EXERCISE REQUIREMENTS:
Start at the line holding "Generate a web", stop at the line holding "Pore Water Pressure", and repeat those lines exactly, both ends included; skip the pictures.

* BEGIN AVAILABLE DATA *

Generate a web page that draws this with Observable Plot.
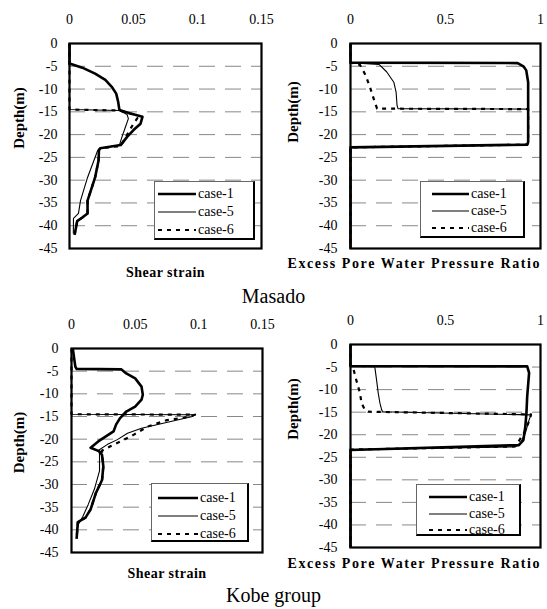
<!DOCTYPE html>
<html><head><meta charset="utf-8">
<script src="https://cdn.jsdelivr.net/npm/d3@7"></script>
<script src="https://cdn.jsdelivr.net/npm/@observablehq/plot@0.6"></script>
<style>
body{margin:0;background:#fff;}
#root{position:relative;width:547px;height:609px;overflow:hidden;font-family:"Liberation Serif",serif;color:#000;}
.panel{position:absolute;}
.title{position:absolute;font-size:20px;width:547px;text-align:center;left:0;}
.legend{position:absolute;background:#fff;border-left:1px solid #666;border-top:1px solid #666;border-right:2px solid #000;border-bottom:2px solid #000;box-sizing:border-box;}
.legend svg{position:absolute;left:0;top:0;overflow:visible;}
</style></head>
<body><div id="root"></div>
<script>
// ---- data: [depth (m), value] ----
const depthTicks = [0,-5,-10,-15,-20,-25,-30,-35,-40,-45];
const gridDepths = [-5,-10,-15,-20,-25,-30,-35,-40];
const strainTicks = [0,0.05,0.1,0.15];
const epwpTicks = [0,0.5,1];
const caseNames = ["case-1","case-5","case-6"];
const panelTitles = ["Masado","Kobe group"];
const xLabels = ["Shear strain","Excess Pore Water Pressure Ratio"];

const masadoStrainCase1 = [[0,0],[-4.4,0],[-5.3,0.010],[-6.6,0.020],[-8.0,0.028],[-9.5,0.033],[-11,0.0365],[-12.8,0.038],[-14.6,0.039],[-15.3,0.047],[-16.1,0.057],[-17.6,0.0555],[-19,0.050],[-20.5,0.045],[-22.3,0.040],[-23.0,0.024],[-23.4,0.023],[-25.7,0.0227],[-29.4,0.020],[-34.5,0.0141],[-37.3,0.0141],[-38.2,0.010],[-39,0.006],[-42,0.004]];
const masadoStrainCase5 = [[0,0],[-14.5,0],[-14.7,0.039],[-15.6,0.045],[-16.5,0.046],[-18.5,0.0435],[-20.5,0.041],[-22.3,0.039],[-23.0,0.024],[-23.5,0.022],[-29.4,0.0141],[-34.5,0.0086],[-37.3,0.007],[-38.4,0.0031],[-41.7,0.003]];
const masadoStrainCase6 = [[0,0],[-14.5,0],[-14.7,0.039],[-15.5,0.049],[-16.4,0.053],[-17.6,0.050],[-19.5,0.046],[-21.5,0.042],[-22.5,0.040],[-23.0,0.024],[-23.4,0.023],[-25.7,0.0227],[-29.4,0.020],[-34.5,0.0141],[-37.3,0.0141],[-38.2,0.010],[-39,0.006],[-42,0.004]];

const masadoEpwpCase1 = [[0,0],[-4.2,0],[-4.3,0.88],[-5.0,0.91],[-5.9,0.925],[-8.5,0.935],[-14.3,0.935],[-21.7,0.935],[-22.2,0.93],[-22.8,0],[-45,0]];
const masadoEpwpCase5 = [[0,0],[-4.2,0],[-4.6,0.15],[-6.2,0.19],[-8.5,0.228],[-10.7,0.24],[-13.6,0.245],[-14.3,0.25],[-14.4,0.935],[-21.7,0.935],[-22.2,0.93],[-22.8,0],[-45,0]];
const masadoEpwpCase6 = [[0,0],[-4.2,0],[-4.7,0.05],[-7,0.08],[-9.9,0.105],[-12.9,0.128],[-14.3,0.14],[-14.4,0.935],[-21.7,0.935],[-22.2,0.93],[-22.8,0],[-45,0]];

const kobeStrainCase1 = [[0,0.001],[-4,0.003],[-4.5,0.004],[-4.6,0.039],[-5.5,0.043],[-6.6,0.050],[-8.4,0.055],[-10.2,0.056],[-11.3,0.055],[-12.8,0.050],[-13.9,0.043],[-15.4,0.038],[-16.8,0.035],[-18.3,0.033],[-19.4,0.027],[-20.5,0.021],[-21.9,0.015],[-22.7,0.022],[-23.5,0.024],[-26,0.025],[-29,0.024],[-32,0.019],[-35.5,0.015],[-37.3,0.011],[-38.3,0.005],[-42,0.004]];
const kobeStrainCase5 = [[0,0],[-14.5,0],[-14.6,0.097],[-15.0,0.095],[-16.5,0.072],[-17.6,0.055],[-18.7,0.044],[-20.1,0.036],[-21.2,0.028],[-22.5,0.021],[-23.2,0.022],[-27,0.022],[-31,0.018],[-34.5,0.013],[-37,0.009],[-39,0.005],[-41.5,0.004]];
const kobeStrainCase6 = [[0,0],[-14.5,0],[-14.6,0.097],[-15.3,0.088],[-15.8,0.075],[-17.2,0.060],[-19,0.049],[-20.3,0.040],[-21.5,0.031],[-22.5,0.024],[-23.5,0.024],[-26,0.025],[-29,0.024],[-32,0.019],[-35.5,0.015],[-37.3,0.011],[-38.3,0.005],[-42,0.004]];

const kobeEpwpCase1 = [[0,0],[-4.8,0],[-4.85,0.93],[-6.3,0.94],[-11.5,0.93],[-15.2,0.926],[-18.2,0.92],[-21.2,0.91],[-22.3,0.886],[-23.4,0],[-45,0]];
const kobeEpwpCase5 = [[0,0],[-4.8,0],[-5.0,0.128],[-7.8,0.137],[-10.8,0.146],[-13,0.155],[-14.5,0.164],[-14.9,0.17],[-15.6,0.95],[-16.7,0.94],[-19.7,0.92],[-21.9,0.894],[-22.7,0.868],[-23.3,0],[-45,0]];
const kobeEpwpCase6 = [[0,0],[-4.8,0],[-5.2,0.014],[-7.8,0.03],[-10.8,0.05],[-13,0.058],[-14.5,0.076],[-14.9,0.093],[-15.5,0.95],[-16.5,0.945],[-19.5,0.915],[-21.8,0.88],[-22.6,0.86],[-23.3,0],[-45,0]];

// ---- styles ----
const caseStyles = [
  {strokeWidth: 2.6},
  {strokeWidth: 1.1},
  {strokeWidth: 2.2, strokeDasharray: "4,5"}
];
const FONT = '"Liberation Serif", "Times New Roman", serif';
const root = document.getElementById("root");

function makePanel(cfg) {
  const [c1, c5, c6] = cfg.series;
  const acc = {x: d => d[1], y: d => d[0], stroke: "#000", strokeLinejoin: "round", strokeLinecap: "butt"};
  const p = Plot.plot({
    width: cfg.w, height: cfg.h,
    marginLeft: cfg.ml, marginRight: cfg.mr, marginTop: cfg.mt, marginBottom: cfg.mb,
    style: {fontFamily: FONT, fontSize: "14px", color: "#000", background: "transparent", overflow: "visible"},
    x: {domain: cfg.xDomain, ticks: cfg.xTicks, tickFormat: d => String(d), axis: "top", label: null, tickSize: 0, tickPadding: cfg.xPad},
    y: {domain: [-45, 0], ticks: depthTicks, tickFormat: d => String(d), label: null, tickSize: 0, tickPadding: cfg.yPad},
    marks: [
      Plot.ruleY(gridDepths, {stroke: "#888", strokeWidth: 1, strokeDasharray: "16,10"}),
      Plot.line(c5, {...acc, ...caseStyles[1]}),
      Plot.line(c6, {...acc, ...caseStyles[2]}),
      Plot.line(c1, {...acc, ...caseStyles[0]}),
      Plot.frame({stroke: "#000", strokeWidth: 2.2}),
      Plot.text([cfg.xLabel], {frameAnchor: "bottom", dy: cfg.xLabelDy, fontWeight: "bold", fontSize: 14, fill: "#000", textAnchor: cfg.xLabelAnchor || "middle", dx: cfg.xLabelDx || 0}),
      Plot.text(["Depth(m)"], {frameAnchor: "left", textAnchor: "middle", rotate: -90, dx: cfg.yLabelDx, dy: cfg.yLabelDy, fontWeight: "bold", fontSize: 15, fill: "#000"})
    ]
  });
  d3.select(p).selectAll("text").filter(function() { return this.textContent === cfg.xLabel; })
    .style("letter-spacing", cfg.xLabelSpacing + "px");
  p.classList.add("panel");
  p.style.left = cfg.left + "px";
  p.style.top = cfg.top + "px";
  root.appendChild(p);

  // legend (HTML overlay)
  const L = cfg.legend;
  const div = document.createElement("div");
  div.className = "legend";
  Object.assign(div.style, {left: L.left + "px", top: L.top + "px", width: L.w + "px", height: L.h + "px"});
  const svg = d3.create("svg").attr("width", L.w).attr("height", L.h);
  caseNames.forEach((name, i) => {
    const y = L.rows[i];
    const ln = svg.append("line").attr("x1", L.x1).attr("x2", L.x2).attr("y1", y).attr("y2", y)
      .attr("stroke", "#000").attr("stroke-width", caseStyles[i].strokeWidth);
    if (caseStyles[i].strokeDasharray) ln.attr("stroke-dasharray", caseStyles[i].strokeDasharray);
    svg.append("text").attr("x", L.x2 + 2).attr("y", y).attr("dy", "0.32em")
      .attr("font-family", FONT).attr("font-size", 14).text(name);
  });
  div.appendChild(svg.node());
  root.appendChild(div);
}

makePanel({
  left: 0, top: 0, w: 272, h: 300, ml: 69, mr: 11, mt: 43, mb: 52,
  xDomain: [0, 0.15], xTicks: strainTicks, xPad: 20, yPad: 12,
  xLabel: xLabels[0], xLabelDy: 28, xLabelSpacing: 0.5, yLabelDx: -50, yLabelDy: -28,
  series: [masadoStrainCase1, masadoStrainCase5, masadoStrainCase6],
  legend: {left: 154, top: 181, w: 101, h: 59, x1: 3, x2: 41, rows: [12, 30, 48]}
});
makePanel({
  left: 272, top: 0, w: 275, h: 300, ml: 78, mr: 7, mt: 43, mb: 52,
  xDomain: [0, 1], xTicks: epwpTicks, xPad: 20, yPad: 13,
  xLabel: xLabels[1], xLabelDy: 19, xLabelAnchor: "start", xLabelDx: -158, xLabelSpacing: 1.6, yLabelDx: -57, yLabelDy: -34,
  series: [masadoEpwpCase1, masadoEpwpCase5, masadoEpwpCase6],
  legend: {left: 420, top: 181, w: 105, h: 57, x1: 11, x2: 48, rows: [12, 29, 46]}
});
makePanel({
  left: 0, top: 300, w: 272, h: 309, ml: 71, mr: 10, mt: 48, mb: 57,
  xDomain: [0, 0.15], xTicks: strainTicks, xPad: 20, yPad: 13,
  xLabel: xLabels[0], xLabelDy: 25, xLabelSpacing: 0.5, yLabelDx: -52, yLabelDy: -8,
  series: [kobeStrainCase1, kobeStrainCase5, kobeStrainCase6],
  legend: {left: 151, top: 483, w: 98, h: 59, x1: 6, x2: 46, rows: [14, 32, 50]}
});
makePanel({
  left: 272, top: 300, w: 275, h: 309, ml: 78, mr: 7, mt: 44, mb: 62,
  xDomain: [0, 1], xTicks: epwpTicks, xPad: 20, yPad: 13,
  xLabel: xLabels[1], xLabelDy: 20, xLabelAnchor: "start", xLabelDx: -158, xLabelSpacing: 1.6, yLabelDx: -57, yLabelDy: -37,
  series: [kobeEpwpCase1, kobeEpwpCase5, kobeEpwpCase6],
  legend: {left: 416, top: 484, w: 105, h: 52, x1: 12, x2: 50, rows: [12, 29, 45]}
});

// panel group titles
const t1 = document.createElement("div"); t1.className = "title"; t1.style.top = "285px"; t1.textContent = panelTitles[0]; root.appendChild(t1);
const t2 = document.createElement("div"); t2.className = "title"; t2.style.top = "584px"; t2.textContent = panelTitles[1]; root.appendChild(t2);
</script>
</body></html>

* END AVAILABLE DATA *
* BEGIN AVAILABLE DATA *

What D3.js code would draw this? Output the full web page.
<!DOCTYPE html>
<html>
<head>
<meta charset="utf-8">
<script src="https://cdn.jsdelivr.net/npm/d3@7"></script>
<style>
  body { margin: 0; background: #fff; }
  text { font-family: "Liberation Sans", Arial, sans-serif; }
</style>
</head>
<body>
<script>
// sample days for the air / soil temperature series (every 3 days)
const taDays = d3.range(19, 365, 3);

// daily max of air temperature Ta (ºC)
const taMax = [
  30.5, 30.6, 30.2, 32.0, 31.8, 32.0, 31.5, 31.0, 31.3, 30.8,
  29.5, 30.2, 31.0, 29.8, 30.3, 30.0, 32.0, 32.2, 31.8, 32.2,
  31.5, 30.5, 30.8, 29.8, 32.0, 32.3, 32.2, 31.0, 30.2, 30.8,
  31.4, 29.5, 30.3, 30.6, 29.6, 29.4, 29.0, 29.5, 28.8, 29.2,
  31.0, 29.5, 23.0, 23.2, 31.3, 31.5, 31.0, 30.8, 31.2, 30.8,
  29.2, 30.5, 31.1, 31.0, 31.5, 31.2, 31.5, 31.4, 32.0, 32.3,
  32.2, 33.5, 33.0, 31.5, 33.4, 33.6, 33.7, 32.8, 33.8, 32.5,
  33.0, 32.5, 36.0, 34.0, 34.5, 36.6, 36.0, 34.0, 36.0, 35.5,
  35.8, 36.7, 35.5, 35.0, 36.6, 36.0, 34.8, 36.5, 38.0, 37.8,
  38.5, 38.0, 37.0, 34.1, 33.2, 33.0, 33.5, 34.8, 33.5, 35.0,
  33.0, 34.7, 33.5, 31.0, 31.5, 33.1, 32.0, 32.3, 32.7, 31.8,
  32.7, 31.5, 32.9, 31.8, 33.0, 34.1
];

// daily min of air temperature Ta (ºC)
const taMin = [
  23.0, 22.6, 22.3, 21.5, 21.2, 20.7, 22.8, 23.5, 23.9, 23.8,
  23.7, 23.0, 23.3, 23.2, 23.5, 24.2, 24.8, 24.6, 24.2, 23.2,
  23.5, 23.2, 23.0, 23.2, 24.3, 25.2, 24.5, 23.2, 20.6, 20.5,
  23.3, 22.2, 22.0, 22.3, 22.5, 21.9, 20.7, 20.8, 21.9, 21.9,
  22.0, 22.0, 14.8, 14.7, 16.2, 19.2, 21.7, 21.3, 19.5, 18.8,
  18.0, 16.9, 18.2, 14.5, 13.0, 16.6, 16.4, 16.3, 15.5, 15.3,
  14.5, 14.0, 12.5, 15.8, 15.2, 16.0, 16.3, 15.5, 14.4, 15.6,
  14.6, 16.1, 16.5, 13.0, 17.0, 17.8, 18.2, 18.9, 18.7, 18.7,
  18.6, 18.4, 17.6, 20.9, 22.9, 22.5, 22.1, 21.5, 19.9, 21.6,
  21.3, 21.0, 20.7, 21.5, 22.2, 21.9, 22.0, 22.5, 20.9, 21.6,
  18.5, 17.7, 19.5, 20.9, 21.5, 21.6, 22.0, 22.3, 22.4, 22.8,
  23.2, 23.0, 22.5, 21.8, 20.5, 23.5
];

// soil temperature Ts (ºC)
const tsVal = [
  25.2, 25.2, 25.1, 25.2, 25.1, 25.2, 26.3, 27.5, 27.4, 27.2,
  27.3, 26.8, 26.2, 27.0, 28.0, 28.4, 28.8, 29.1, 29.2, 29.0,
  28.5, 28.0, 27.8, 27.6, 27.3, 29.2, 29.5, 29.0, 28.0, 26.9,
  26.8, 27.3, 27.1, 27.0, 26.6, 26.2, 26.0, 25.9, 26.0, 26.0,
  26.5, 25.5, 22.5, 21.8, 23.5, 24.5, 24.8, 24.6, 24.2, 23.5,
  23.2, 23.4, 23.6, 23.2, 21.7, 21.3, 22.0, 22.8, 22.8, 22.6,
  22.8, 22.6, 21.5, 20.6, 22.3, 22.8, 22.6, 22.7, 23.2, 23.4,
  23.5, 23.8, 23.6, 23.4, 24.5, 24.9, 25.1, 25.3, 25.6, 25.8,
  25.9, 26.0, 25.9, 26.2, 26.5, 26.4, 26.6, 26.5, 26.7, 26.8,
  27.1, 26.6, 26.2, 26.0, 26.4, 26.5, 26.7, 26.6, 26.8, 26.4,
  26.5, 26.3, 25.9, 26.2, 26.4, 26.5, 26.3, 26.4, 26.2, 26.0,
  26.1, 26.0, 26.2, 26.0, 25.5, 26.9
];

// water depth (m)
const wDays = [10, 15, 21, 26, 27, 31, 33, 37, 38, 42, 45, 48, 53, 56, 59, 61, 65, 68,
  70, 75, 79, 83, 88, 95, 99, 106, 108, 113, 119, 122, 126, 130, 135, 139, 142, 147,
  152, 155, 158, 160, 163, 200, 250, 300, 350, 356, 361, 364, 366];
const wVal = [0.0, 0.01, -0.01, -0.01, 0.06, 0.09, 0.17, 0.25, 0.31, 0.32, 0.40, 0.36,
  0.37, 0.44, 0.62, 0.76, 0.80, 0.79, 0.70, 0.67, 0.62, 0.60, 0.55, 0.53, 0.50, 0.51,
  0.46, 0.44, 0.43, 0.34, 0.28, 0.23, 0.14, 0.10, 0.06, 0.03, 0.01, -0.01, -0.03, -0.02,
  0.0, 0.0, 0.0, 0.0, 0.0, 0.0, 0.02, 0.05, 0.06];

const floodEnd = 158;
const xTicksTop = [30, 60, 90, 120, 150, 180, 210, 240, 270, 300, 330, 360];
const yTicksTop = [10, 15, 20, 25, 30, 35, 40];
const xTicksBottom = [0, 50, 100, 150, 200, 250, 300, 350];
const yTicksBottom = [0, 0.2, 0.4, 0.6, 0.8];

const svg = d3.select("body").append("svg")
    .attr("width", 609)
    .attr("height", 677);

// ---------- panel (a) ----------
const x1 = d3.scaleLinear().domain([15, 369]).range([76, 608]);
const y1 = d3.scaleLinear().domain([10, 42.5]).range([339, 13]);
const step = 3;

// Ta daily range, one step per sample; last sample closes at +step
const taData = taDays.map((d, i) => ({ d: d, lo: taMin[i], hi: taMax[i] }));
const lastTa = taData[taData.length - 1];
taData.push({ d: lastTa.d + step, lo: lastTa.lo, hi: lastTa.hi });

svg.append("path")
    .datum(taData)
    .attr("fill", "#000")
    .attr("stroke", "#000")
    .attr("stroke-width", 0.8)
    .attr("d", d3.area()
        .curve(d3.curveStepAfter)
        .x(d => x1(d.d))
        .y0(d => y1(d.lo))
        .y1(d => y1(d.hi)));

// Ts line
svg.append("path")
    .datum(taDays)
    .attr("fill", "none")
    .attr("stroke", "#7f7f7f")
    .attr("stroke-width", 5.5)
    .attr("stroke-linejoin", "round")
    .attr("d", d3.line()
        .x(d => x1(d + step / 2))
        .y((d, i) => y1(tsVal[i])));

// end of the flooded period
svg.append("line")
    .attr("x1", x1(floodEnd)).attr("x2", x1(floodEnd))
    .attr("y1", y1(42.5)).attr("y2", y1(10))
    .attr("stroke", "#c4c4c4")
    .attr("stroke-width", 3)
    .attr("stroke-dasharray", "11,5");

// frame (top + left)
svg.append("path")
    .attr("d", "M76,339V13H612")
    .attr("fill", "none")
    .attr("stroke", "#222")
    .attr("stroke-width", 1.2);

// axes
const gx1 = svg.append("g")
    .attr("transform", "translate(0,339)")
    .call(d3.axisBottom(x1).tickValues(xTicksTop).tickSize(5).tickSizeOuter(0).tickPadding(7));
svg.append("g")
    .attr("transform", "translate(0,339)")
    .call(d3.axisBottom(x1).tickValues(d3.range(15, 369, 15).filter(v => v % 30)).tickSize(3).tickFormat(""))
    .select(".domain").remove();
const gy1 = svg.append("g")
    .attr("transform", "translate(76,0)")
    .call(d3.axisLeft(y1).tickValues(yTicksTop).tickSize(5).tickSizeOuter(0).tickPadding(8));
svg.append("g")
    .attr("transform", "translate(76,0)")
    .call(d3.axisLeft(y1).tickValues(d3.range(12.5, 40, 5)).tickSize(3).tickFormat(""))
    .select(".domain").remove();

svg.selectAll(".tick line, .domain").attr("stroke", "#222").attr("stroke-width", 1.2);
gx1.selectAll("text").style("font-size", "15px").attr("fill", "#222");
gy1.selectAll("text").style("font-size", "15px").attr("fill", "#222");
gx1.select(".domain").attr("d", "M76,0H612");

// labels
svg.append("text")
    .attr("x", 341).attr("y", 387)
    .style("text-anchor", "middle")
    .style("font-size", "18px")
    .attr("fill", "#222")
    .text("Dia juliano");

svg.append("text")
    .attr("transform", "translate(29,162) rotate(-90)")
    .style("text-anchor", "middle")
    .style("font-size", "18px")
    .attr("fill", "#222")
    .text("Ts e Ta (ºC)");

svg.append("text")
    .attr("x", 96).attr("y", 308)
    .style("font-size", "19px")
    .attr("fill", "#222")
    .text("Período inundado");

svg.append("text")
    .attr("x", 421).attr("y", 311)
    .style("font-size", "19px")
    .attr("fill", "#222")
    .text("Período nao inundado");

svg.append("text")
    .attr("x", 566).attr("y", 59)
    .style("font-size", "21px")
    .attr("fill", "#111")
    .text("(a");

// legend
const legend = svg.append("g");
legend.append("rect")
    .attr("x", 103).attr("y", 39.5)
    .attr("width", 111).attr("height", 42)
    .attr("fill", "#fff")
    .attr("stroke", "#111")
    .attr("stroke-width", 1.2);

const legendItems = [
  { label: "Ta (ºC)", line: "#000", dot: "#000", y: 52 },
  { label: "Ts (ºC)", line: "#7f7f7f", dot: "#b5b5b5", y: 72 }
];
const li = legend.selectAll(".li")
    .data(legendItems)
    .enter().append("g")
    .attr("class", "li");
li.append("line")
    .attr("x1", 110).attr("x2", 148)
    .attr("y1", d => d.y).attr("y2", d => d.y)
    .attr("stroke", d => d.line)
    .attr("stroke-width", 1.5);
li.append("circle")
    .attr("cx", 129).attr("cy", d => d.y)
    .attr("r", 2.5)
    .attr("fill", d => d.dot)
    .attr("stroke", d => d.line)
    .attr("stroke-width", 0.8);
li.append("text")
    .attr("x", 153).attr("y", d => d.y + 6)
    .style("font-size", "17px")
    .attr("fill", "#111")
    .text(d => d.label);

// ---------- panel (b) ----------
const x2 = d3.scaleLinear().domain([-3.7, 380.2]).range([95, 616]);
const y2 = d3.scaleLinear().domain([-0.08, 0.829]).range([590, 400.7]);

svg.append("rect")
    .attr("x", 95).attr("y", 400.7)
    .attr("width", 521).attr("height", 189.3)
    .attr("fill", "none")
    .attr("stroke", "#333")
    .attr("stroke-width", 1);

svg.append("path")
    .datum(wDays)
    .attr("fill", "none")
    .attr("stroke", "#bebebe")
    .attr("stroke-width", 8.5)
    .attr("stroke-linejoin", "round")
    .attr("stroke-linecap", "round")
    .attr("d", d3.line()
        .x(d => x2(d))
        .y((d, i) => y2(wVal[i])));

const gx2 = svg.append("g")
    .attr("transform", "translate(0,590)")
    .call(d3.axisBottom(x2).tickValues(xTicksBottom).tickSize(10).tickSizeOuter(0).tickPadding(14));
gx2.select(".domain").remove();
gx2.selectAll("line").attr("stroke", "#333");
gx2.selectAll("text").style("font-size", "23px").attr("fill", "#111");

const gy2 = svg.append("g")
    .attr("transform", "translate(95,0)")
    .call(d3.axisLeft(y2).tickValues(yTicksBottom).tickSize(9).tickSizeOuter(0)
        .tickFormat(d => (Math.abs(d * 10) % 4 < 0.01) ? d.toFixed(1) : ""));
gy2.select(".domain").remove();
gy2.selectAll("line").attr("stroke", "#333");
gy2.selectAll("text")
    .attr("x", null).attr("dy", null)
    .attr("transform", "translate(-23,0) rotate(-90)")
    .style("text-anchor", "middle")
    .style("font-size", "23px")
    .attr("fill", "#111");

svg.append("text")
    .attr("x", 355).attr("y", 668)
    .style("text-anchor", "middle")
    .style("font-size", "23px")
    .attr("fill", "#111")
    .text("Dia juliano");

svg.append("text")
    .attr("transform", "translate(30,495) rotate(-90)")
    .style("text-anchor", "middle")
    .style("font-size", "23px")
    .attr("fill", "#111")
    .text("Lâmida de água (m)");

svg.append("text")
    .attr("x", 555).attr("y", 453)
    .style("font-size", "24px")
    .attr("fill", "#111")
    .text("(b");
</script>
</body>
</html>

* END AVAILABLE DATA *

SOLUTION TO THIS EXERCISE:
Generate a web page that draws this with Observable Plot.
<!DOCTYPE html>
<html><head><meta charset="utf-8">
<script src="https://cdn.jsdelivr.net/npm/d3@7"></script>
<script src="https://cdn.jsdelivr.net/npm/@observablehq/plot@0.6"></script>
<style>
body{margin:0;background:#fff;}
#root{position:relative;width:547px;height:609px;overflow:hidden;font-family:"Liberation Serif",serif;color:#000;}
.panel{position:absolute;}
.title{position:absolute;font-size:20px;width:547px;text-align:center;left:0;}
.legend{position:absolute;background:#fff;border-left:1px solid #666;border-top:1px solid #666;border-right:2px solid #000;border-bottom:2px solid #000;box-sizing:border-box;}
.legend svg{position:absolute;left:0;top:0;overflow:visible;}
</style></head>
<body><div id="root"></div>
<script>
// ---- data: [depth (m), value] ----
const depthTicks = [0,-5,-10,-15,-20,-25,-30,-35,-40,-45];
const gridDepths = [-5,-10,-15,-20,-25,-30,-35,-40];
const strainTicks = [0,0.05,0.1,0.15];
const epwpTicks = [0,0.5,1];
const caseNames = ["case-1","case-5","case-6"];
const panelTitles = ["Masado","Kobe group"];
const xLabels = ["Shear strain","Excess Pore Water Pressure Ratio"];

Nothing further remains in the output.